When organizations apply data protection requirements in People Analytics, there are certain risks. With Anna Horvath, Director and Head of Compensation and Benefits at Assa Abloy, we talked about how organizations can reduce these risks.
She emphasized that setting-up governance, risk and compliance (GRC) framework and tools are crucial for organizations to meet the legal data privacy and ethics requirements.
In this interview, discover her recommendations on how organizations can start the journey towards privacy and ethics in People Analytics.
Hyperight: Can you please tell us more about you? What are your professional background and current working focus?
Anna Horvath: I am originally from Hungary, have lived in the Netherlands and the UK before moving to Sweden. I studied organization sociology and got my first internship in HR controlling, and since then I am operating in HR reporting, compensation and benefits, and HR compliance and governance. I had my adventures in the oil and energy sector, as well as in the wholesale retail industry and in 2018 I joined ASSA ABLOY Group`s headquarter in Stockholm. Until recently, I was responsible for data compliance and governance in global HR processes, including analytics. Since April, I hold the Group Head of Compensation and Benefits role, still taking accountability for the HR governance and compliance activities via my team.
Hyperight: At this edition of the Nordic People Analytics Summit, the topic of your presentation will be “Privacy and Ethics in People Analytics”. What can the delegates at the event expect from your presentation?
Anna Horvath: I would like to show how ASSA ABLOY utilizes the GRC (governance, risk and compliance) framework and tool to meet data privacy and ethics requirements in People Analytics. I will bring real life examples and hands-on solutions to manage the always changing and demanding global legal environment of data protection.
Hyperight: In your presentation, you will speak more about how organizations comply in practice with General Data Protection Regulation (GDPR) and other data protection requirements globally. You will introduce the risk-based approach for that. Can you tell us more about this approach and its importance for organizations?
Anna Horvath: Applying a GRC framework with the right tools can enable the organization to meet data privacy and ethics requirements while making people data analytics smooth and seamless. A good GCR framework identifies, reduces and manages data privacy risks in a continuous manner on all levels in the organization.

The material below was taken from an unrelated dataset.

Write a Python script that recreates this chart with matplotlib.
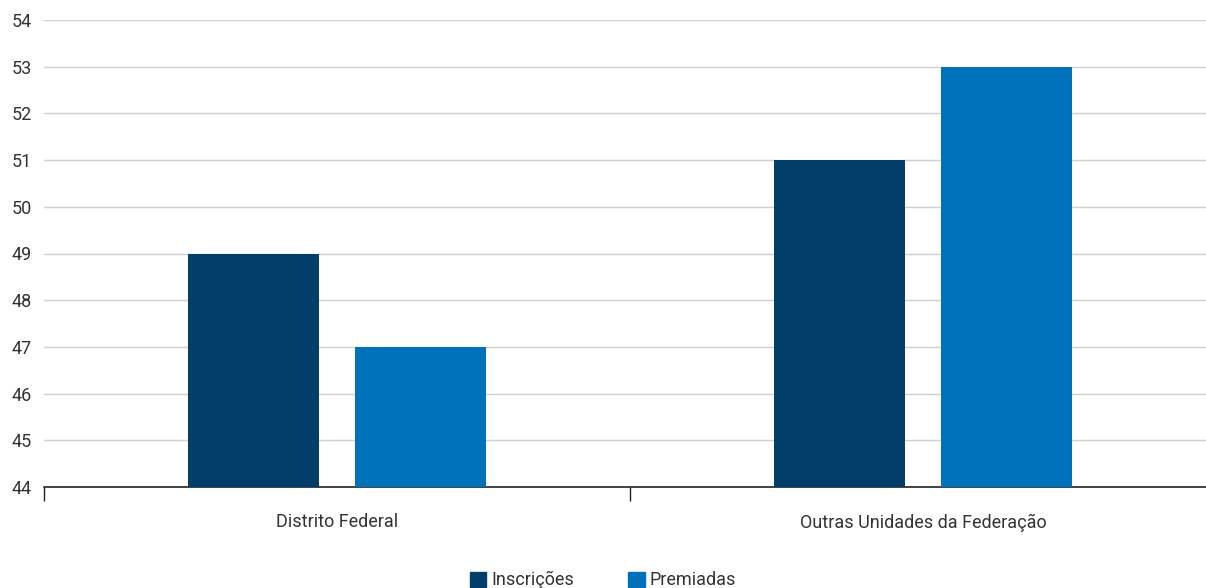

Hyperight: What are the risks organizations may face when applying data protection requirements in People Analytics, and how can they reduce these risks and ensure ethical data utilization?
Anna Horvath: HR is working with employees candidates personal data, time to time sensitive personal data. In People Analytics, normally aggregated data is analyzed and presented, however those aggregated data are coming from personal data. It is crucial to ensure when data is being aggregated, and whether the right safety measures are applied.
Who has access to the data? Is it possible to drill down? How is the data collected? What is the aim of the data collection? How is it aggregated? Is it anonymized? etc.
Data protection laws are strict, and data protection authorities, as well as workers councils, are keeping their eyes on the organization to comply with the requirements.
Hyperight: How can organizations set up this risk-based approach in People Analytics?
Anna Horvath: Set up a GRC framework, and identify the tools that are best fit for the organization.
Define clear processes and responsibilities.
Hyperight: You will also speak about privacy by design, where privacy becomes a significant factor when designing new products and services. How is this possible in People Analytics when covering global privacy requirements?
Anna Horvath: Data is collected and analyzed in a system. Excel is a system as well. That system shall be designed in line with the data protection requirements. We don’t always have to think about complex technical solutions: Have the right access management in place. Have the right data storage in place. Have the rules of sharing the data in place.
If the organization has an HR information system, then take data privacy requirements into consideration at every step of the configuration and implementation of the system.
Hyperight: What are your recommendations to those thinking of applying privacy and ethics in people analytics? Where should they start, and what to pay attention to?
Anna Horvath: Start with the basics, check the relevant legal requirements and apply the necessary changes on the processes and systems. The first step is to understand the risk, for example, by carrying out a gap analysis between what is in place and what shall be in place. After identifying the most pressuring items, then it is possible to start to bring the solutions.
Hyperight: What’s the best advice you’ve received during your career, and what would be your advice for anyone interested in starting their career in data, people analytics and data-driven HR?
Anna Horvath: One of my favorite pieces of advice, which is very relevant when it comes to data-driven HR and People Analytics, has been: You need to have and understand the box before you start thinking outside of it.
I think it is important to get the basics right and operate well before we start applying changes and bringing in creative ideas. In data protection, you follow the rules.